Tomei na Mão o meu Poder
Tomei na Mão o meu Poder –
E me lancei contra o Mundo –
Bem menos tinha – que Davi –
Eu, porém – em dobro me atrevi –
Mirei com minha Pedra – mas quem caiu
Fui Eu e ninguém mais –
Será Golias – tão grande –
Ou eu – pequena demais?
Neste poema, o eu lírico assume o papel de Davi contra Golias, simbolizando uma luta corajosa contra forças aparentemente intransponíveis. No entanto, ao contrário da história bíblica, o eu lírico falha, destacando a realidade de que a coragem e a determinação nem sempre garantem a vitória. O poema questiona se o tamanho de Golias é realmente tão grande ou se a própria pequenez do eu lírico é que resultou na derrota. É uma reflexão sobre autopercepção, poder e o desafio de enfrentar obstáculos gigantescos. Dickinson frequentemente questionava o valor da ação individual em um mundo indiferente.

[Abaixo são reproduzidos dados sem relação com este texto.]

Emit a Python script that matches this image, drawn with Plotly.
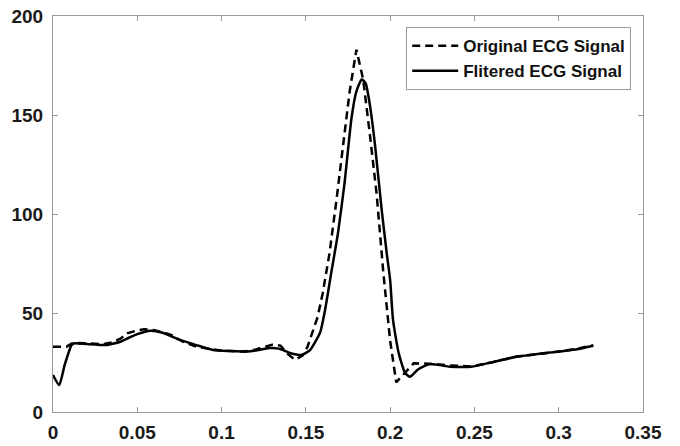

Eis a minha carta ao Mundo
Eis a minha carta ao Mundo
Que em Min nunca escreveu –
Singelas Notícias que a Natureza deu –
Com Majestade e doçura
Sua Mensamge se destina
A Mãos que nunca verei –
Por amor a Ela – doces conterrâneos –
Julgai-me com ternura
Este poema é uma mensagem do eu lírico ao mundo, expressando um sentimento de isolamento e um desejo de comunicação. A “carta ao Mundo” contém notícias simples que a Natureza proporcionou, apresentadas com majestade e doçura. A mensagem é destinada a mãos que o eu lírico nunca verá, ressaltando a distância e a desconexão. O pedido final para ser julgado com ternura por amor à Natureza sugere uma busca por compreensão e aceitação, uma oferta de vulnerabilidade e sinceridade. Dickinson, que passou grande parte de sua vida em reclusão, frequentemente explorava a temática do isolamento e a necessidade de conexão em sua poesia.